WORK TO BE COMPLETED: Nothing outside the range from the line with "Output the web" to the line with "const covRef = 0.95;" belongs in the copy, and no pictures do either; repeat that range exactly.

** begin TASK INPUTS **

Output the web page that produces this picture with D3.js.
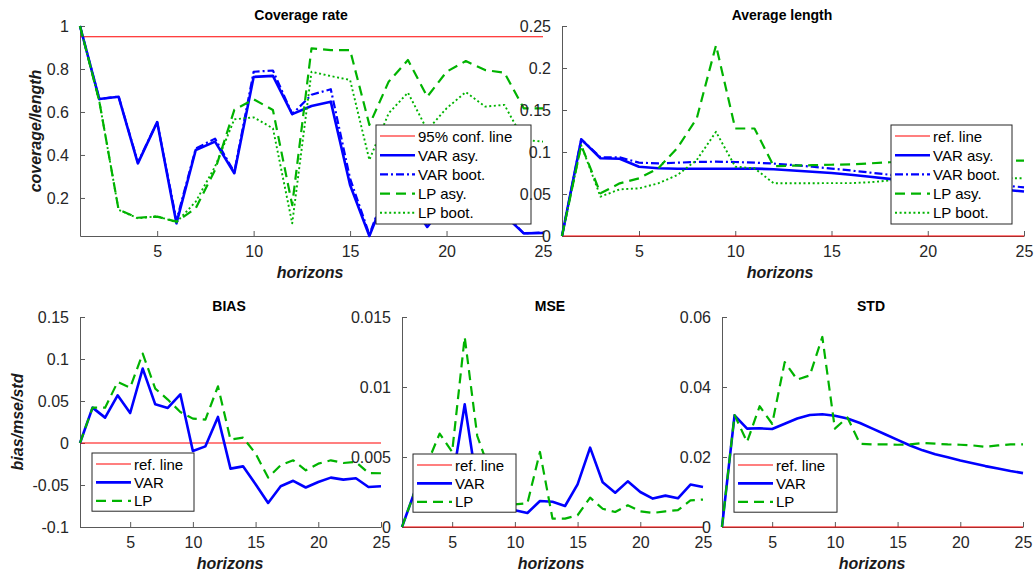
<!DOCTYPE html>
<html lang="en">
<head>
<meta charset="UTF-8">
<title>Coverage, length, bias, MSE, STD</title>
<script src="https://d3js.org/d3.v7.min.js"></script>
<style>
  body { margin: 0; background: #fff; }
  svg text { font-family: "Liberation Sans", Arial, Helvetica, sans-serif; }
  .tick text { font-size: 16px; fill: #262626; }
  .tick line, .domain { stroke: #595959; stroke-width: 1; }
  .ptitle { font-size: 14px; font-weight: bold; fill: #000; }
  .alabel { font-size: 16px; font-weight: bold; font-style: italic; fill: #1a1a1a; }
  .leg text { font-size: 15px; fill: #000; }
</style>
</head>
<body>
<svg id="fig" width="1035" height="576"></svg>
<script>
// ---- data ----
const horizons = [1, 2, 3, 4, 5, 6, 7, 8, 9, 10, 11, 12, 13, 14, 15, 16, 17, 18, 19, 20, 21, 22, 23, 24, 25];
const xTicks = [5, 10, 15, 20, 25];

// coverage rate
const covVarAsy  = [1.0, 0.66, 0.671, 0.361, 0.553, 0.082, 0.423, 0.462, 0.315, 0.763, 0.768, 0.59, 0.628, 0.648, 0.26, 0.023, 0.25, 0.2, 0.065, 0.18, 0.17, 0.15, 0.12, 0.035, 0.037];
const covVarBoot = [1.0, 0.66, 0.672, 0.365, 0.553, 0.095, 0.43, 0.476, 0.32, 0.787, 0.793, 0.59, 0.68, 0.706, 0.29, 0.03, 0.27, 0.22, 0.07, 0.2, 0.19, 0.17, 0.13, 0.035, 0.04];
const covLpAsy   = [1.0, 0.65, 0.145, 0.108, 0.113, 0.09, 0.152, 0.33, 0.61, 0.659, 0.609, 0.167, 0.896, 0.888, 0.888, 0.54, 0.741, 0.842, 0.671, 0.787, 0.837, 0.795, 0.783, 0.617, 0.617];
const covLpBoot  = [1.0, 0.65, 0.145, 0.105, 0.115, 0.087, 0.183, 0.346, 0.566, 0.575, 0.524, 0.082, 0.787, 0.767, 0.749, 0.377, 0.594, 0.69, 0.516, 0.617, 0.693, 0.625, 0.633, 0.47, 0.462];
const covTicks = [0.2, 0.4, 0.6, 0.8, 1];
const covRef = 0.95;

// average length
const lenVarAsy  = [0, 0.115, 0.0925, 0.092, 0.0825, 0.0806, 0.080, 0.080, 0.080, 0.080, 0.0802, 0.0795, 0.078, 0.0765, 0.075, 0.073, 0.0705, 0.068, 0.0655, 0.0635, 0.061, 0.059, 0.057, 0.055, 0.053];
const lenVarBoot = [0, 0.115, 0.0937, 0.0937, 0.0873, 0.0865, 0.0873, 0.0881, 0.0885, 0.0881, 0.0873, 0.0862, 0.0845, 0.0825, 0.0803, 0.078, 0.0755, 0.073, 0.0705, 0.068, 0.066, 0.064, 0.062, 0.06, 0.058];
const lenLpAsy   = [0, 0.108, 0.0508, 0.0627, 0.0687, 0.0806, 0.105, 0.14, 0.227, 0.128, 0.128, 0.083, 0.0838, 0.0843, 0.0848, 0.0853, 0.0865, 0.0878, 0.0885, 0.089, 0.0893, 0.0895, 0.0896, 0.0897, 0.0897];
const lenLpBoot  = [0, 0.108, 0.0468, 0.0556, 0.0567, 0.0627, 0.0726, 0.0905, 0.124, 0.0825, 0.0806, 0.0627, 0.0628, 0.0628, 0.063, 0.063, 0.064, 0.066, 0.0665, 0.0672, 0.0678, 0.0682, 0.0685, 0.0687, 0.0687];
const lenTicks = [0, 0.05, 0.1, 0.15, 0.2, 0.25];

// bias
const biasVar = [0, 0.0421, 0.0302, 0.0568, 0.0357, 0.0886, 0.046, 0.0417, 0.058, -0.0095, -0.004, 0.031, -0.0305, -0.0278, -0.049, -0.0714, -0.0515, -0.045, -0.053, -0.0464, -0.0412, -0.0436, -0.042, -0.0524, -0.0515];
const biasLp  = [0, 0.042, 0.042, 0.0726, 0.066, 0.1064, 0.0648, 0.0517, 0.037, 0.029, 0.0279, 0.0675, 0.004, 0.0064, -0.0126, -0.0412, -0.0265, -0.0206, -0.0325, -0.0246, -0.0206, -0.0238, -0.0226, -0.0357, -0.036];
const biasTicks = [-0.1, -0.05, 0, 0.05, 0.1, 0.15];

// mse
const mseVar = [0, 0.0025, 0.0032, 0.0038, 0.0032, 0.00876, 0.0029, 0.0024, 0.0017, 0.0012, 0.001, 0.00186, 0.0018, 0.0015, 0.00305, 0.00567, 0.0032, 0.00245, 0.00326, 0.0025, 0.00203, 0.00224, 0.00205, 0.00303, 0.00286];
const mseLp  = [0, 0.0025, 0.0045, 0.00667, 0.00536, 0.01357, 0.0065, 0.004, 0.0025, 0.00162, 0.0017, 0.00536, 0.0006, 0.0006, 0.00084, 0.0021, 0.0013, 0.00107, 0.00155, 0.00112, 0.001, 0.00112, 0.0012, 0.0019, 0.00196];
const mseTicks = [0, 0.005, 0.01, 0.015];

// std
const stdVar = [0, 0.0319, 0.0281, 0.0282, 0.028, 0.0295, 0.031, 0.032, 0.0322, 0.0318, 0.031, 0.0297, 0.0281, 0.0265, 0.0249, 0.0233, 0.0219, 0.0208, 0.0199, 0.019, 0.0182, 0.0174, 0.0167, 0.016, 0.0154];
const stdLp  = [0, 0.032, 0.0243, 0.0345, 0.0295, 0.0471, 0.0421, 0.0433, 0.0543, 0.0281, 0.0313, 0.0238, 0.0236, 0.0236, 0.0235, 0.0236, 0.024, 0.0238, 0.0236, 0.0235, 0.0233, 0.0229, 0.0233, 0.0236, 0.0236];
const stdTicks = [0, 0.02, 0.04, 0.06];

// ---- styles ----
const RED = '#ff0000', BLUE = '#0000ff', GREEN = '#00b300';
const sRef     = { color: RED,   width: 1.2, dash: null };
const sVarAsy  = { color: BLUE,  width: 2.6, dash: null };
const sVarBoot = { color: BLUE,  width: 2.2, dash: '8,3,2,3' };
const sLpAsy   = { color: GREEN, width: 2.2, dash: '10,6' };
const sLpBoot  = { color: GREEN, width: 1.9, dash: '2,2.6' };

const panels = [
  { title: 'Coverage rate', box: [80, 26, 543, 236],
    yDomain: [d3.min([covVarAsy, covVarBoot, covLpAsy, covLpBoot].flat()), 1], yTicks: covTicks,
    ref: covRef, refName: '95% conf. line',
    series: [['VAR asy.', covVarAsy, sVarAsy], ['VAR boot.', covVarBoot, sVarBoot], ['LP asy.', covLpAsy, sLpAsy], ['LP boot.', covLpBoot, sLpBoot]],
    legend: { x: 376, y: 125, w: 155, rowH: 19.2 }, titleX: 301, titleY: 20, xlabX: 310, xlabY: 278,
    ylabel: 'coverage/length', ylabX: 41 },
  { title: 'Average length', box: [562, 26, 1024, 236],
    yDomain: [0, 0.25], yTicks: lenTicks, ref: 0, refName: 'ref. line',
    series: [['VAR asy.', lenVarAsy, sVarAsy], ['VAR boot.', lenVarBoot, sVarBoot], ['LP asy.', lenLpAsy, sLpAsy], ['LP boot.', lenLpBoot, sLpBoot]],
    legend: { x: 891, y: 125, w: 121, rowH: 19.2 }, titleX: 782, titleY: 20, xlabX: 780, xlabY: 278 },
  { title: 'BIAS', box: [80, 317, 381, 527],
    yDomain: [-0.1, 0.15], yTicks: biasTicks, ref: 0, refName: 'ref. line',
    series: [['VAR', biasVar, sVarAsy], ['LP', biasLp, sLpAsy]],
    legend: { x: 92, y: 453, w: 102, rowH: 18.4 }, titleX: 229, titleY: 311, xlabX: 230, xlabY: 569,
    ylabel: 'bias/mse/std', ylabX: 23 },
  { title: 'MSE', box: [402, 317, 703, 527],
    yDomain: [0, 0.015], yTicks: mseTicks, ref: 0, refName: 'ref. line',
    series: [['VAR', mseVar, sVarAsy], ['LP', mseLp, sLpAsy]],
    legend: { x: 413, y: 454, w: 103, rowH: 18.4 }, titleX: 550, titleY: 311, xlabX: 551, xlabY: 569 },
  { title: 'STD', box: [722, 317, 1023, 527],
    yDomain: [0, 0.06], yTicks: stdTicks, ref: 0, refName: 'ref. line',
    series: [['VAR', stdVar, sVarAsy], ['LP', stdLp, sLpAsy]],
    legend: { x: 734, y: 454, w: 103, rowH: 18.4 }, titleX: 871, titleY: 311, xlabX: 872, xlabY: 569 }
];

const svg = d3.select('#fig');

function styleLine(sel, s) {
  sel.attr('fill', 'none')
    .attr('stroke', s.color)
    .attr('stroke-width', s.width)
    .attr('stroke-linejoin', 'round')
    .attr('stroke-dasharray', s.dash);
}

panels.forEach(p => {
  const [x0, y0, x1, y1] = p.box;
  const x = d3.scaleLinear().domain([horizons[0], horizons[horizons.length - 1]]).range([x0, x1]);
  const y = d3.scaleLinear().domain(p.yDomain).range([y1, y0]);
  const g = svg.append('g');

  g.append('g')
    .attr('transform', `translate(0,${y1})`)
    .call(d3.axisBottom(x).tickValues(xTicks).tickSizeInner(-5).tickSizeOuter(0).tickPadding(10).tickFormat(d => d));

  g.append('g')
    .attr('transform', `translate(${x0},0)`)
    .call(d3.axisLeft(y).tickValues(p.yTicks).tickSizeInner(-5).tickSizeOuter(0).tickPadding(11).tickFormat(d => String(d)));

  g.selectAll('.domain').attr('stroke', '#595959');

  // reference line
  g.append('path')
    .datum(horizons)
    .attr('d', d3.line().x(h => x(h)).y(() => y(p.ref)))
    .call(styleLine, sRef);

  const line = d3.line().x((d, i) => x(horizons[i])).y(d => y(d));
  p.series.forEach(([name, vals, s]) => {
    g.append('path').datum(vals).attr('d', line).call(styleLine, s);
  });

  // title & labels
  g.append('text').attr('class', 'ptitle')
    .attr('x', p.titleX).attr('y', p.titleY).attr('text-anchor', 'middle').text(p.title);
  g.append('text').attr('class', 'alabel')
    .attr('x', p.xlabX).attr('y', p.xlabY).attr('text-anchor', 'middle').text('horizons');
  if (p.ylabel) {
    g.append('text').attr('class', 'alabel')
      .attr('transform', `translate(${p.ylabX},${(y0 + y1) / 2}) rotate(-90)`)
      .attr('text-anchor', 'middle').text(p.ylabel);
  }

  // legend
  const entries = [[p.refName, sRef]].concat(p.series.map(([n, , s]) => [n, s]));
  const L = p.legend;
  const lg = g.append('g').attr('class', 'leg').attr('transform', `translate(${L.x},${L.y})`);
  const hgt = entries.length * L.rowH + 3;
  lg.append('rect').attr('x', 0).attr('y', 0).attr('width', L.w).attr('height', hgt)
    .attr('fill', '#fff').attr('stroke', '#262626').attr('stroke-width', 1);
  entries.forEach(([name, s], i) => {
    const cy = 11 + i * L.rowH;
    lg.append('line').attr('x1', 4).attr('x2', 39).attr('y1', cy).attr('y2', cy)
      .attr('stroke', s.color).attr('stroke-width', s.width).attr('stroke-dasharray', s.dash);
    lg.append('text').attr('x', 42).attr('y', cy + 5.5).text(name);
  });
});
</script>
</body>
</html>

** end TASK INPUTS **
** begin TASK INPUTS **

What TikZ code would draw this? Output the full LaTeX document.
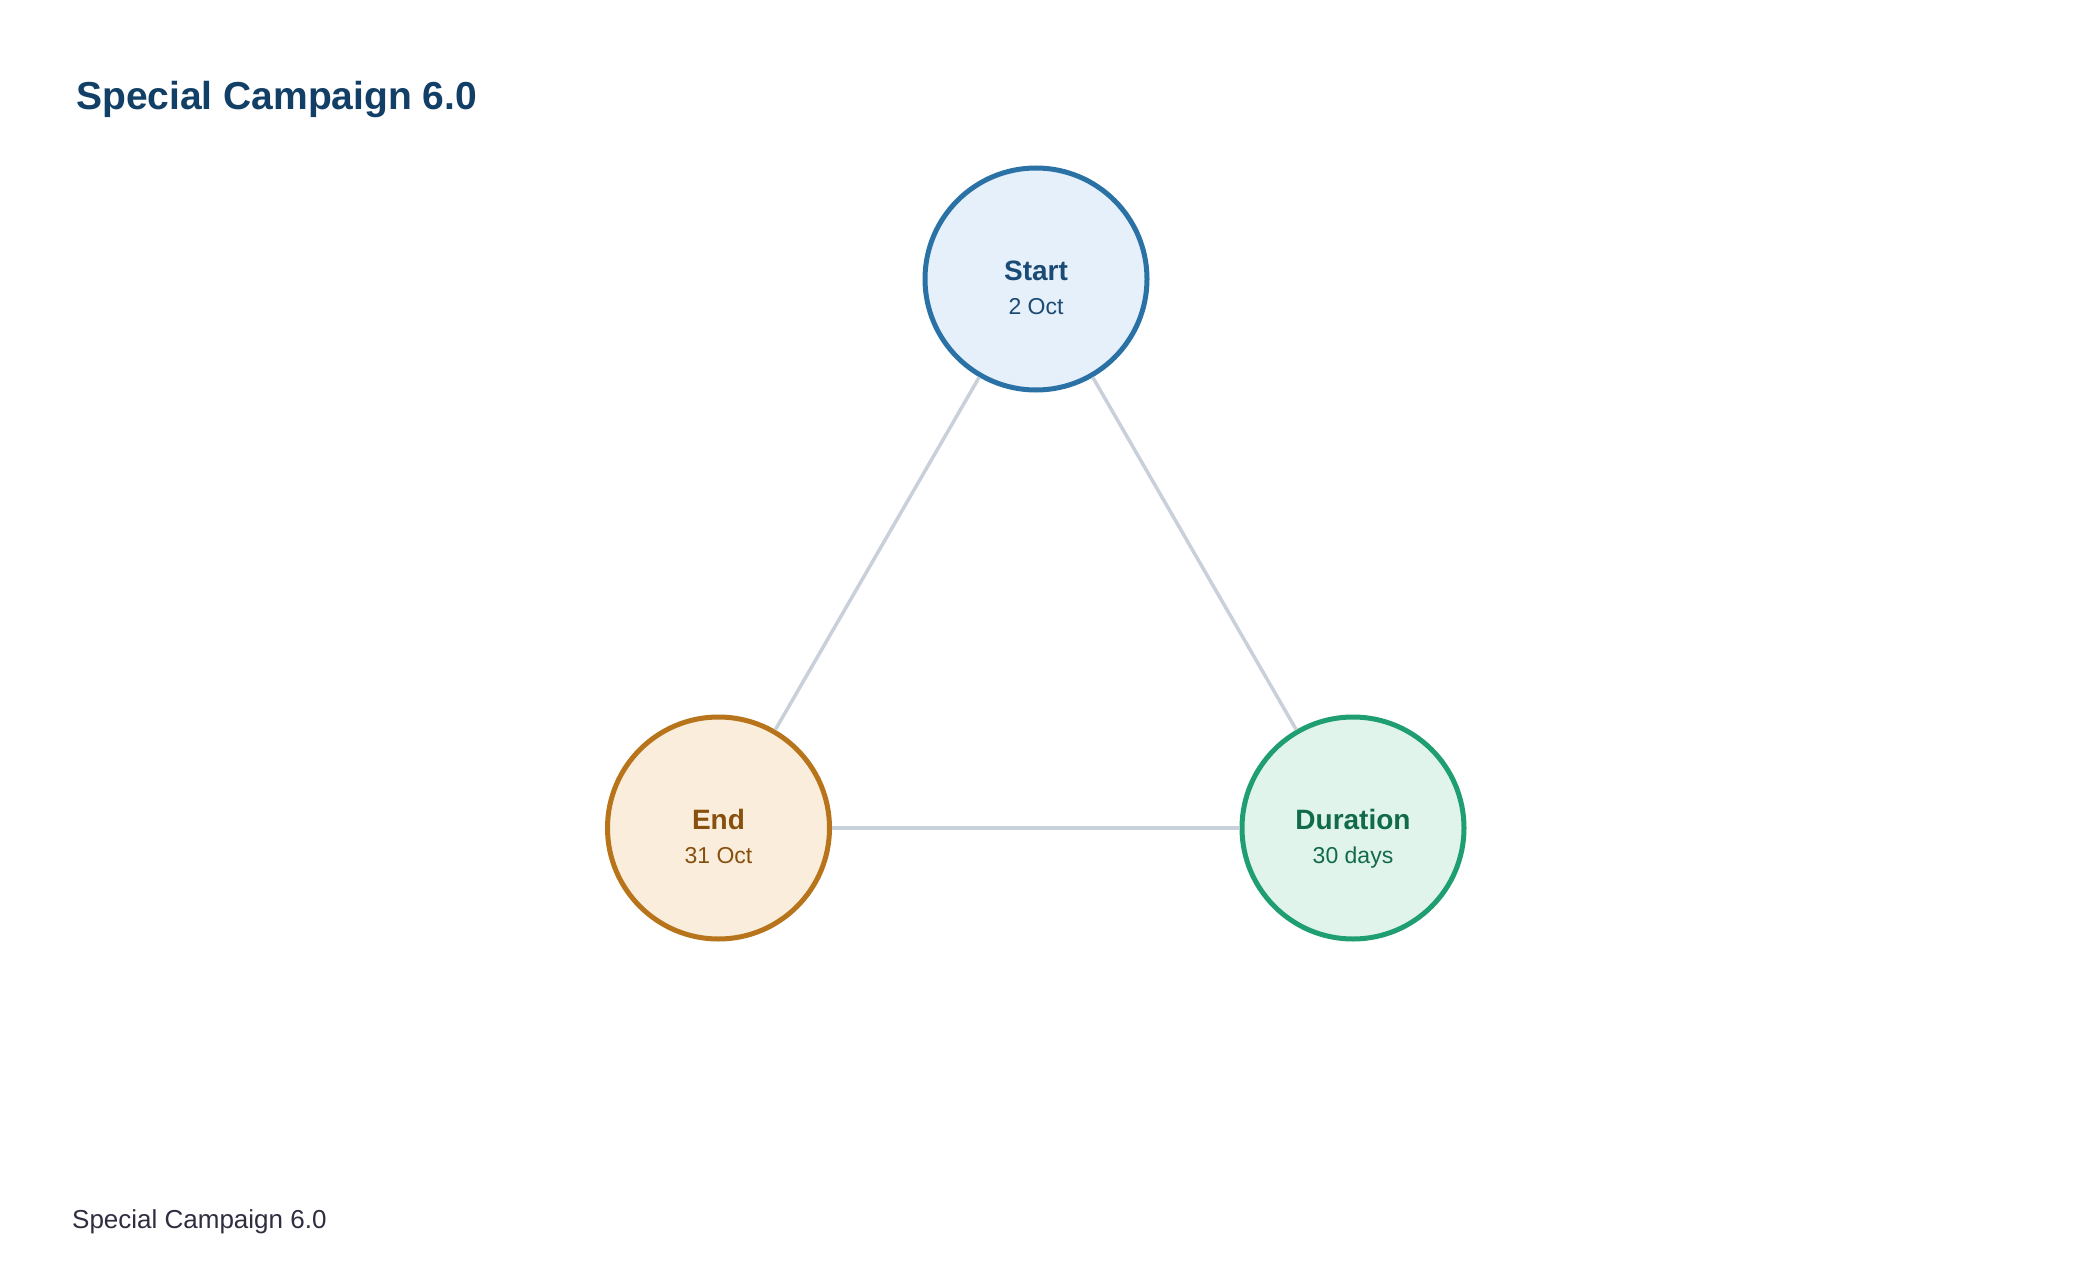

** end TASK INPUTS **
** begin TASK INPUTS **

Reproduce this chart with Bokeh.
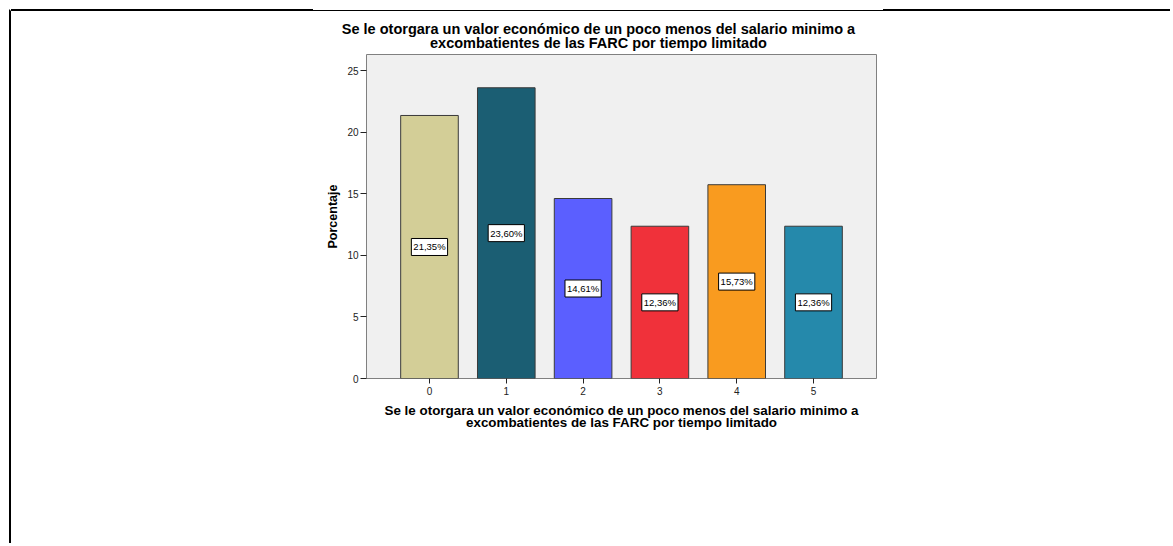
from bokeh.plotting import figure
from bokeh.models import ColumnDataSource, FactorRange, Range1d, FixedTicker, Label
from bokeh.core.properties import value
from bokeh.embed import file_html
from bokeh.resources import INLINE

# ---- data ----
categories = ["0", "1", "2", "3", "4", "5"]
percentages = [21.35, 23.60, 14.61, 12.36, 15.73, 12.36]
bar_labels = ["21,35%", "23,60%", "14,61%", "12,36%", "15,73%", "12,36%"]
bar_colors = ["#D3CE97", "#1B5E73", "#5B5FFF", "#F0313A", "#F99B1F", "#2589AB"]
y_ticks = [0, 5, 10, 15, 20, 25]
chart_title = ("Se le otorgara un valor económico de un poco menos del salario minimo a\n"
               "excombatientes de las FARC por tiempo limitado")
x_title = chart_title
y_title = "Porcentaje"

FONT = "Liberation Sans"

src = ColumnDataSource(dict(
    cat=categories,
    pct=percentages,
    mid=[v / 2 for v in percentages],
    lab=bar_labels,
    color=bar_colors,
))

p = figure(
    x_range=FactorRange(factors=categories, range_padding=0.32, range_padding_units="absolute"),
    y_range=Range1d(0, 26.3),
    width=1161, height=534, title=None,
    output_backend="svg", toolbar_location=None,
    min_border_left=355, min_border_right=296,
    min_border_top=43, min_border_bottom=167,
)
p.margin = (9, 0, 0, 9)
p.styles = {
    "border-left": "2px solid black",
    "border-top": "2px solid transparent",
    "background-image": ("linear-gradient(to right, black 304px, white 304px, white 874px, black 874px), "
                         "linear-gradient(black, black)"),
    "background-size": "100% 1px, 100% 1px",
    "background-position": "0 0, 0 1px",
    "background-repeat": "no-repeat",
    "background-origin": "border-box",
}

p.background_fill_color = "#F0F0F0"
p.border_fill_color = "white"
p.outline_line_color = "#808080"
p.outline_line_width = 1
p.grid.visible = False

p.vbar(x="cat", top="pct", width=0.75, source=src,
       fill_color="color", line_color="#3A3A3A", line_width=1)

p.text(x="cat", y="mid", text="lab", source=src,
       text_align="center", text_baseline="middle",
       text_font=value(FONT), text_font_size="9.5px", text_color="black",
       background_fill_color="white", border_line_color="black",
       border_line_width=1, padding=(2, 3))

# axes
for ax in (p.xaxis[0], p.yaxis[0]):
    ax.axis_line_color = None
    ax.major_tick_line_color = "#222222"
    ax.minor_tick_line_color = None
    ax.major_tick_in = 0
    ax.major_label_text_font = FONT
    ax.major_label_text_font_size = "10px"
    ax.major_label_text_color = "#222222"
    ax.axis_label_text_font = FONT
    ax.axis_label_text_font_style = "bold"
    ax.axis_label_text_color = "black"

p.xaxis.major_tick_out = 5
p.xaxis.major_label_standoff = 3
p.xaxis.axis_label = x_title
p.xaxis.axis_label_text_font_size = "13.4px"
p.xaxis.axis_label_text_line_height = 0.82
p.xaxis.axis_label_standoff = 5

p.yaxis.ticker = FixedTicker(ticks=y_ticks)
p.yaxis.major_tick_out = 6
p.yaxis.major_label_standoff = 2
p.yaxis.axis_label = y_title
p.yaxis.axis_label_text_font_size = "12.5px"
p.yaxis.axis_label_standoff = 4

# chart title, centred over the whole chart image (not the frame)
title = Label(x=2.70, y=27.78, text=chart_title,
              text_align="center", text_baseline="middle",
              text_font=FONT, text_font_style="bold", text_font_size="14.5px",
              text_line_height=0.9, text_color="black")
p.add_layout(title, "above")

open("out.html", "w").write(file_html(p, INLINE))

** end TASK INPUTS **

WRITTEN REPLY:
Output the web page that produces this picture with D3.js.
<!DOCTYPE html>
<html lang="en">
<head>
<meta charset="UTF-8">
<title>Coverage, length, bias, MSE, STD</title>
<script src="https://d3js.org/d3.v7.min.js"></script>
<style>
  body { margin: 0; background: #fff; }
  svg text { font-family: "Liberation Sans", Arial, Helvetica, sans-serif; }
  .tick text { font-size: 16px; fill: #262626; }
  .tick line, .domain { stroke: #595959; stroke-width: 1; }
  .ptitle { font-size: 14px; font-weight: bold; fill: #000; }
  .alabel { font-size: 16px; font-weight: bold; font-style: italic; fill: #1a1a1a; }
  .leg text { font-size: 15px; fill: #000; }
</style>
</head>
<body>
<svg id="fig" width="1035" height="576"></svg>
<script>
// ---- data ----
const horizons = [1, 2, 3, 4, 5, 6, 7, 8, 9, 10, 11, 12, 13, 14, 15, 16, 17, 18, 19, 20, 21, 22, 23, 24, 25];
const xTicks = [5, 10, 15, 20, 25];

// coverage rate
const covVarAsy  = [1.0, 0.66, 0.671, 0.361, 0.553, 0.082, 0.423, 0.462, 0.315, 0.763, 0.768, 0.59, 0.628, 0.648, 0.26, 0.023, 0.25, 0.2, 0.065, 0.18, 0.17, 0.15, 0.12, 0.035, 0.037];
const covVarBoot = [1.0, 0.66, 0.672, 0.365, 0.553, 0.095, 0.43, 0.476, 0.32, 0.787, 0.793, 0.59, 0.68, 0.706, 0.29, 0.03, 0.27, 0.22, 0.07, 0.2, 0.19, 0.17, 0.13, 0.035, 0.04];
const covLpAsy   = [1.0, 0.65, 0.145, 0.108, 0.113, 0.09, 0.152, 0.33, 0.61, 0.659, 0.609, 0.167, 0.896, 0.888, 0.888, 0.54, 0.741, 0.842, 0.671, 0.787, 0.837, 0.795, 0.783, 0.617, 0.617];
const covLpBoot  = [1.0, 0.65, 0.145, 0.105, 0.115, 0.087, 0.183, 0.346, 0.566, 0.575, 0.524, 0.082, 0.787, 0.767, 0.749, 0.377, 0.594, 0.69, 0.516, 0.617, 0.693, 0.625, 0.633, 0.47, 0.462];
const covTicks = [0.2, 0.4, 0.6, 0.8, 1];
const covRef = 0.95;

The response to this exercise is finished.